═══ Records for this exercise ═══

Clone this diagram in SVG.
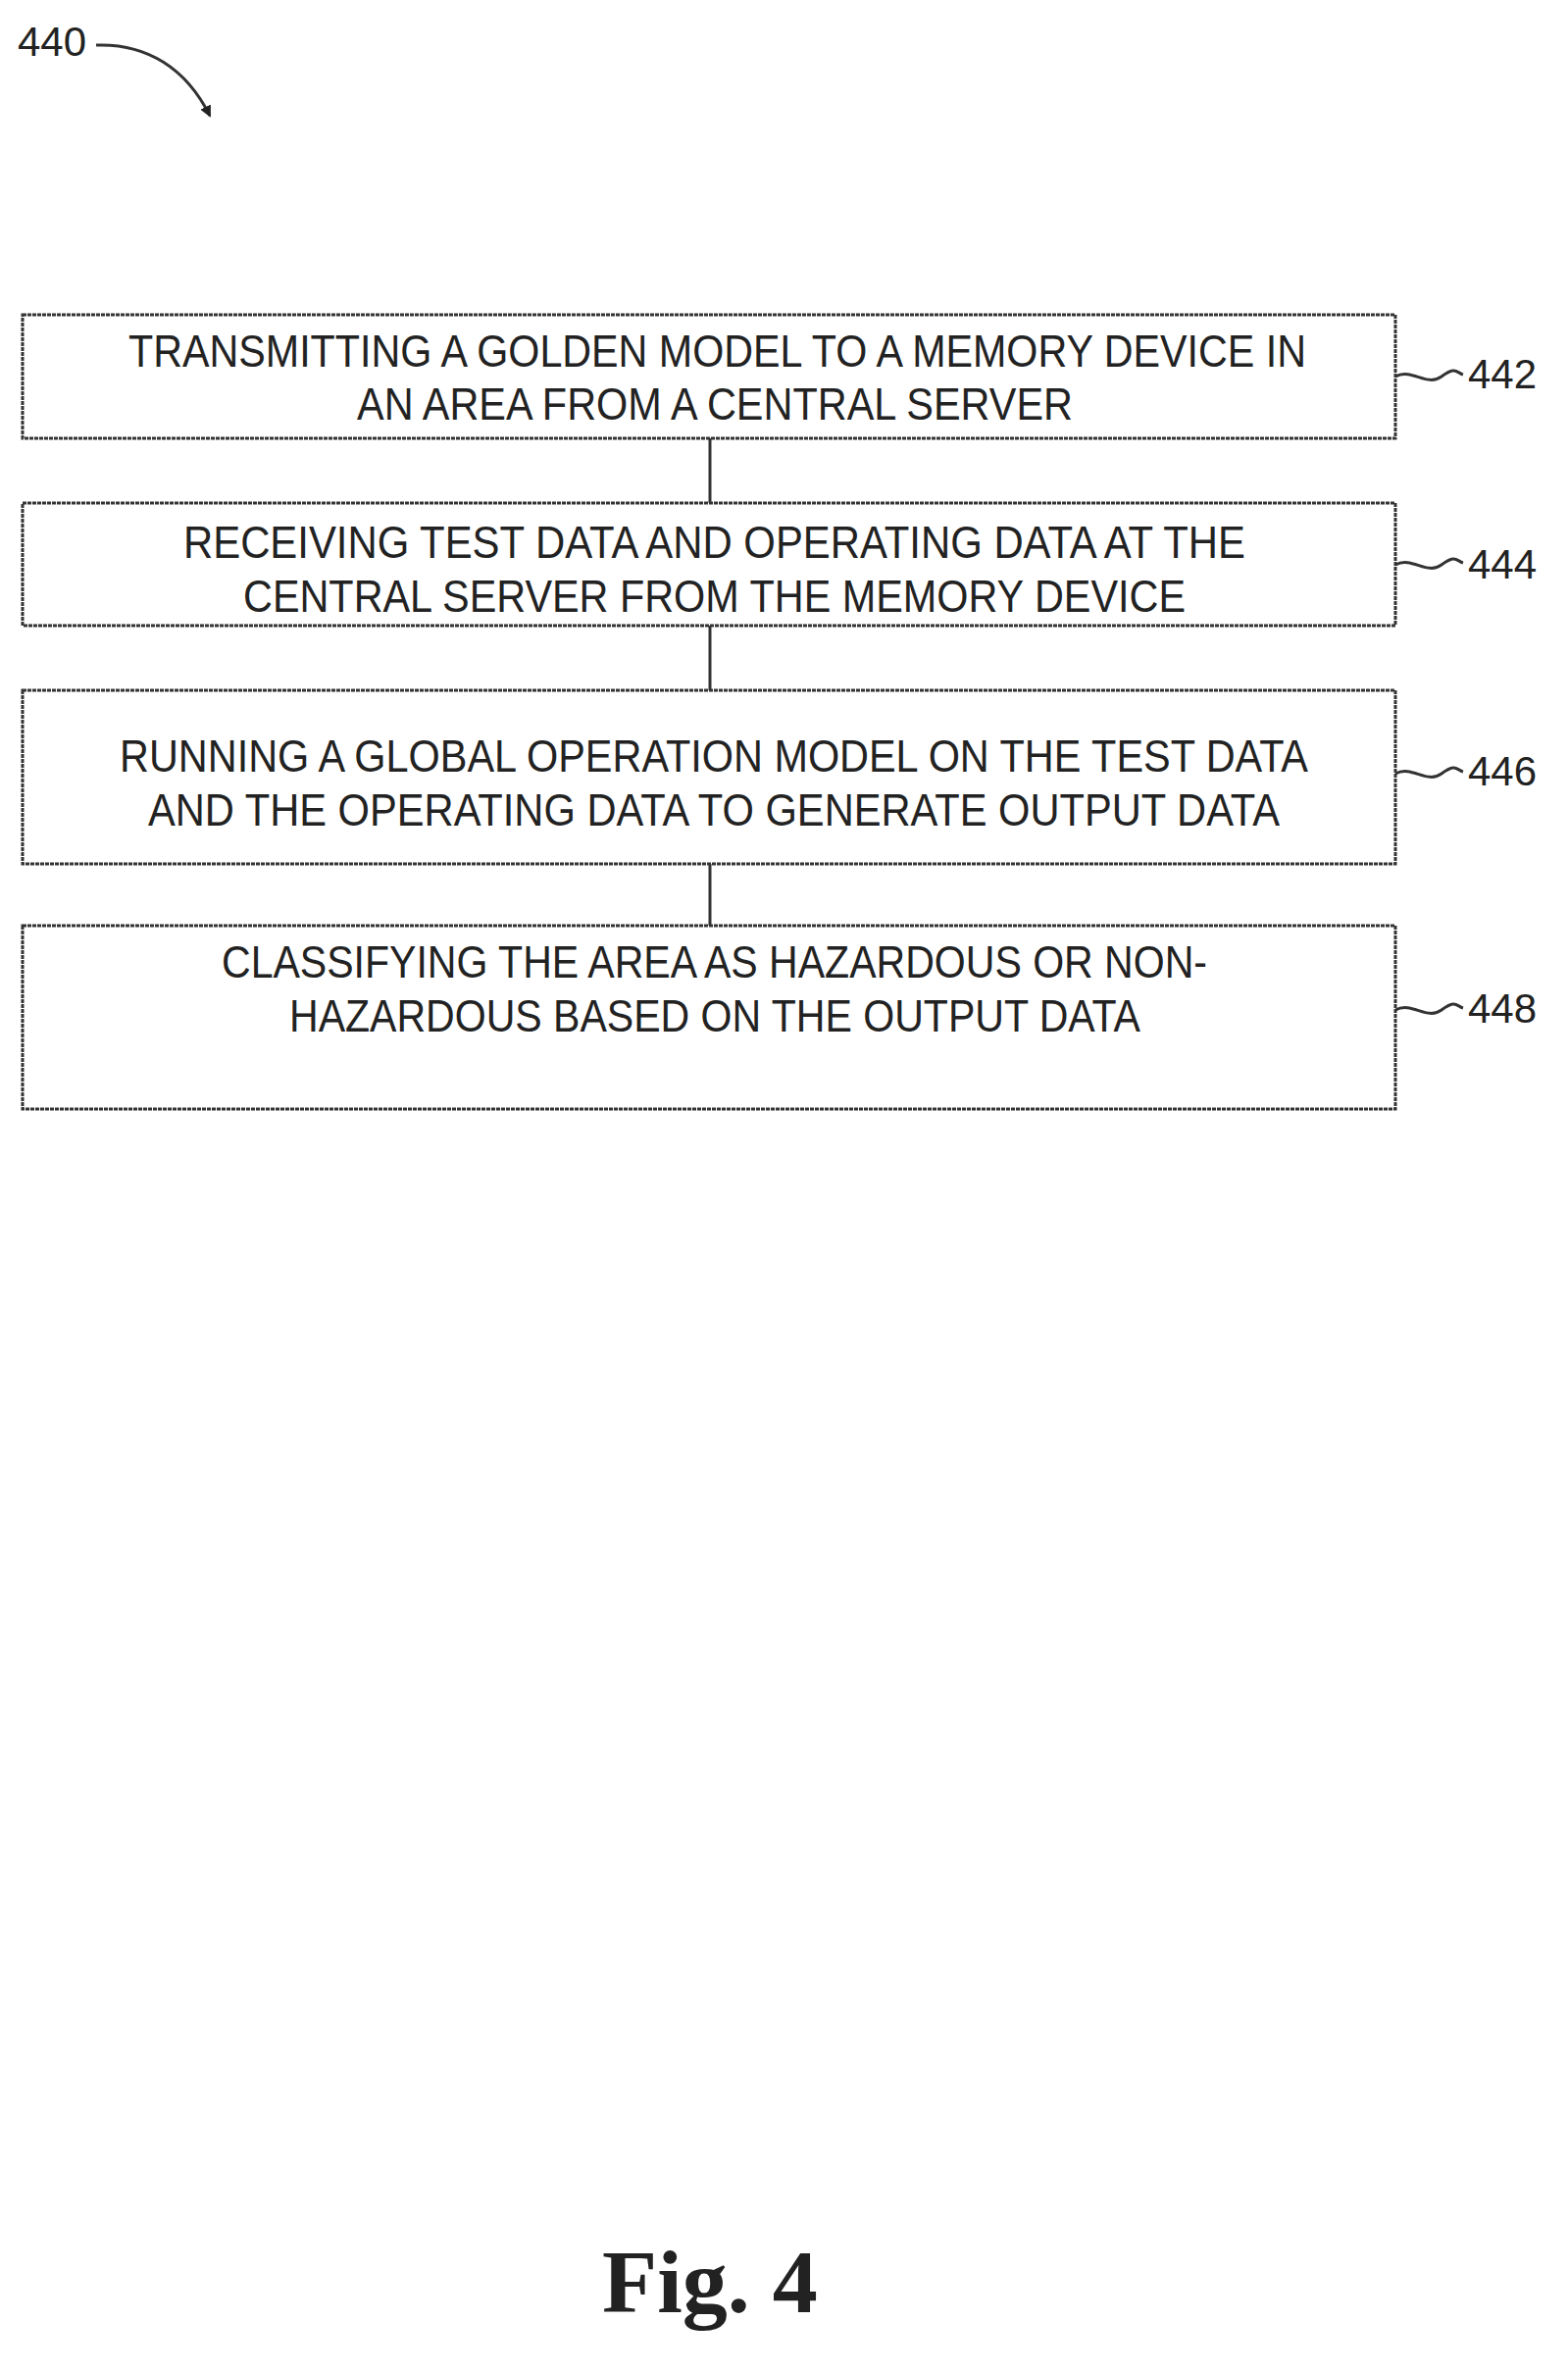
<svg xmlns="http://www.w3.org/2000/svg" width="1599" height="2418" viewBox="0 0 1599 2418">
<style>
.box{fill:#fff;stroke:#333;stroke-width:3;stroke-dasharray:4 1}
.t{font-family:"Liberation Sans",Arial,sans-serif;font-size:46px;fill:#222}
.c{stroke:#333;stroke-width:3;fill:none}
.l{font-family:"Liberation Sans",Arial,sans-serif;font-size:42px;fill:#222}
</style>
<defs><marker id="ah" markerWidth="12" markerHeight="12" refX="10" refY="6" orient="auto" markerUnits="userSpaceOnUse" viewBox="0 0 12 12"><path d="M0,0 L12,6 L0,12 Z" fill="#222"/></marker></defs>
<text class="l" x="18" y="57">440</text>
<path class="c" d="M98,46 C150,44 190,70 214,118" marker-end="url(#ah)"/>
<g id="connectors">
<line class="c" x1="724" y1="447" x2="724" y2="513"/>
<line class="c" x1="724" y1="638" x2="724" y2="704"/>
<line class="c" x1="724" y1="881" x2="724" y2="944"/>
<path class="c" d="M1423,384 C1440,375 1455,395 1470,384 S1485,380 1492,382"/>
<path class="c" d="M1423,576 C1440,567 1455,587 1470,576 S1485,572 1492,574"/>
<path class="c" d="M1423,789 C1440,780 1455,800 1470,789 S1485,785 1492,787"/>
<path class="c" d="M1423,1030 C1440,1021 1455,1041 1470,1030 S1485,1026 1492,1028"/>
</g>
<g id="n442"><rect class="box" x="23" y="321" width="1400" height="126"/>
<text class="t" x="131" y="374" textLength="1201" lengthAdjust="spacingAndGlyphs">TRANSMITTING A GOLDEN MODEL TO A MEMORY DEVICE IN</text>
<text class="t" x="364" y="428" textLength="730" lengthAdjust="spacingAndGlyphs">AN AREA FROM A CENTRAL SERVER</text>
<text class="l" x="1497" y="396">442</text></g>
<g id="n444"><rect class="box" x="23" y="513" width="1400" height="125"/>
<text class="t" x="187" y="569" textLength="1083" lengthAdjust="spacingAndGlyphs">RECEIVING TEST DATA AND OPERATING DATA AT THE</text>
<text class="t" x="248" y="624" textLength="961" lengthAdjust="spacingAndGlyphs">CENTRAL SERVER FROM  THE MEMORY DEVICE</text>
<text class="l" x="1497" y="590">444</text></g>
<g id="n446"><rect class="box" x="23" y="704" width="1400" height="177"/>
<text class="t" x="122" y="787" textLength="1212" lengthAdjust="spacingAndGlyphs">RUNNING A GLOBAL OPERATION MODEL ON THE TEST DATA</text>
<text class="t" x="151" y="842" textLength="1154" lengthAdjust="spacingAndGlyphs">AND THE OPERATING DATA TO GENERATE OUTPUT DATA</text>
<text class="l" x="1497" y="801">446</text></g>
<g id="n448"><rect class="box" x="23" y="944" width="1400" height="187"/>
<text class="t" x="226" y="997" textLength="1005" lengthAdjust="spacingAndGlyphs">CLASSIFYING THE AREA AS HAZARDOUS OR NON-</text>
<text class="t" x="295" y="1052" textLength="868" lengthAdjust="spacingAndGlyphs">HAZARDOUS BASED ON THE OUTPUT DATA</text>
<text class="l" x="1497" y="1043">448</text></g>
<text x="724" y="2358" text-anchor="middle" font-family="Liberation Serif,serif" font-weight="bold" font-size="92" fill="#222">Fig. 4</text>
</svg>
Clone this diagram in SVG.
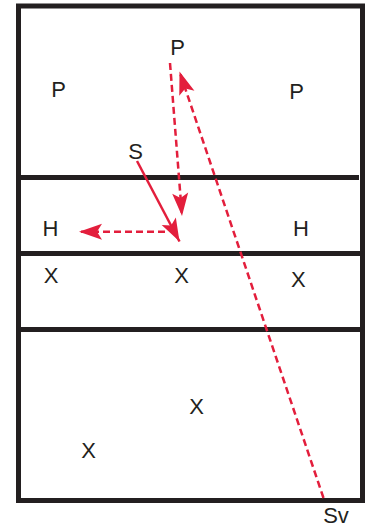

═══

» **The task**
Keep the pictures out of the copy and return the rest of the data above exactly.

» **Solution for this task**
Clone this diagram in SVG.
<svg xmlns="http://www.w3.org/2000/svg" width="1599" height="2418" viewBox="0 0 1599 2418">
<style>
.box{fill:#fff;stroke:#333;stroke-width:3;stroke-dasharray:4 1}
.t{font-family:"Liberation Sans",Arial,sans-serif;font-size:46px;fill:#222}
.c{stroke:#333;stroke-width:3;fill:none}
.l{font-family:"Liberation Sans",Arial,sans-serif;font-size:42px;fill:#222}
</style>
<defs><marker id="ah" markerWidth="12" markerHeight="12" refX="10" refY="6" orient="auto" markerUnits="userSpaceOnUse" viewBox="0 0 12 12"><path d="M0,0 L12,6 L0,12 Z" fill="#222"/></marker></defs>
<text class="l" x="18" y="57">440</text>
<path class="c" d="M98,46 C150,44 190,70 214,118" marker-end="url(#ah)"/>
<g id="connectors">
<line class="c" x1="724" y1="447" x2="724" y2="513"/>
<line class="c" x1="724" y1="638" x2="724" y2="704"/>
<line class="c" x1="724" y1="881" x2="724" y2="944"/>
<path class="c" d="M1423,384 C1440,375 1455,395 1470,384 S1485,380 1492,382"/>
<path class="c" d="M1423,576 C1440,567 1455,587 1470,576 S1485,572 1492,574"/>
<path class="c" d="M1423,789 C1440,780 1455,800 1470,789 S1485,785 1492,787"/>
<path class="c" d="M1423,1030 C1440,1021 1455,1041 1470,1030 S1485,1026 1492,1028"/>
</g>
<g id="n442"><rect class="box" x="23" y="321" width="1400" height="126"/>
<text class="t" x="131" y="374" textLength="1201" lengthAdjust="spacingAndGlyphs">TRANSMITTING A GOLDEN MODEL TO A MEMORY DEVICE IN</text>
<text class="t" x="364" y="428" textLength="730" lengthAdjust="spacingAndGlyphs">AN AREA FROM A CENTRAL SERVER</text>
<text class="l" x="1497" y="396">442</text></g>
<g id="n444"><rect class="box" x="23" y="513" width="1400" height="125"/>
<text class="t" x="187" y="569" textLength="1083" lengthAdjust="spacingAndGlyphs">RECEIVING TEST DATA AND OPERATING DATA AT THE</text>
<text class="t" x="248" y="624" textLength="961" lengthAdjust="spacingAndGlyphs">CENTRAL SERVER FROM  THE MEMORY DEVICE</text>
<text class="l" x="1497" y="590">444</text></g>
<g id="n446"><rect class="box" x="23" y="704" width="1400" height="177"/>
<text class="t" x="122" y="787" textLength="1212" lengthAdjust="spacingAndGlyphs">RUNNING A GLOBAL OPERATION MODEL ON THE TEST DATA</text>
<text class="t" x="151" y="842" textLength="1154" lengthAdjust="spacingAndGlyphs">AND THE OPERATING DATA TO GENERATE OUTPUT DATA</text>
<text class="l" x="1497" y="801">446</text></g>
<g id="n448"><rect class="box" x="23" y="944" width="1400" height="187"/>
<text class="t" x="226" y="997" textLength="1005" lengthAdjust="spacingAndGlyphs">CLASSIFYING THE AREA AS HAZARDOUS OR NON-</text>
<text class="t" x="295" y="1052" textLength="868" lengthAdjust="spacingAndGlyphs">HAZARDOUS BASED ON THE OUTPUT DATA</text>
<text class="l" x="1497" y="1043">448</text></g>
<text x="724" y="2358" text-anchor="middle" font-family="Liberation Serif,serif" font-weight="bold" font-size="92" fill="#222">Fig. 4</text>
</svg>
Clone this diagram in SVG.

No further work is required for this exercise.